Obama has vowed that US troops will not be deployed on the ground and Mullen stressed that military action was limited _ for the moment at least _ to protecting civilians, particularly in the rebel bastion of Benghazi.  “The focus of the UN Security Council was really Benghazi specifically and to protect the civilians,” Mullen told Fox News Sunday.
“This is not about going after Gaddafi himself or attacking him at this particular point in time.

“It is about achieving these narrow and relatively limited objectives so that he stops killing his people and so that humanitarian support can be provided.”  Mullen said the no-fly zone had been successfully implemented as Gaddafi hadn’t flown any aircraft in two days and that the US military would look to hand over the running of the mission “in a few days”.

“We command the operation right now, but this is a coalition,” he said. “The French actually had the first aeroplanes in. We attacked last night with the British.
“And we expect, in a few days, to hand off command of this… to a coalition that will lead it over the longer term, and then, from the United States perspective, recede to a position of support.”

His remarks came after the United States unleashed a barrage of strikes against the Libyan regime’s air defences.

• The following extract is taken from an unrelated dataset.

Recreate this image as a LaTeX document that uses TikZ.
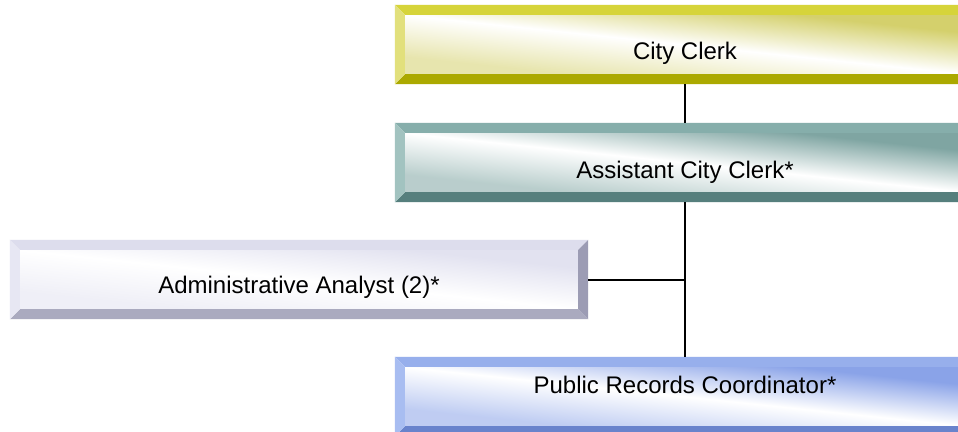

In a dramatic show of force, US warships and a British submarine fired Tomahawk Cruise missiles into Libya against Gaddafi’s anti-aircraft missiles and radar facilities on Saturday.

Gortney told reporters at the Pentagon in an earlier briefing that the cruise missiles “struck more than 20 integrated air defence systems and other air defence facilities ashore”.  Earlier on Sunday, three US B-2 stealth bombers dropped 40 bombs on a major Libyan airfield in an attempt to destroy much of the Libyan Air Force, US military officials said.

In all, 19 US planes, including the stealth bombers took part in dawn raids Sunday on targets in Libya, US Africa Command, based in Germany, said.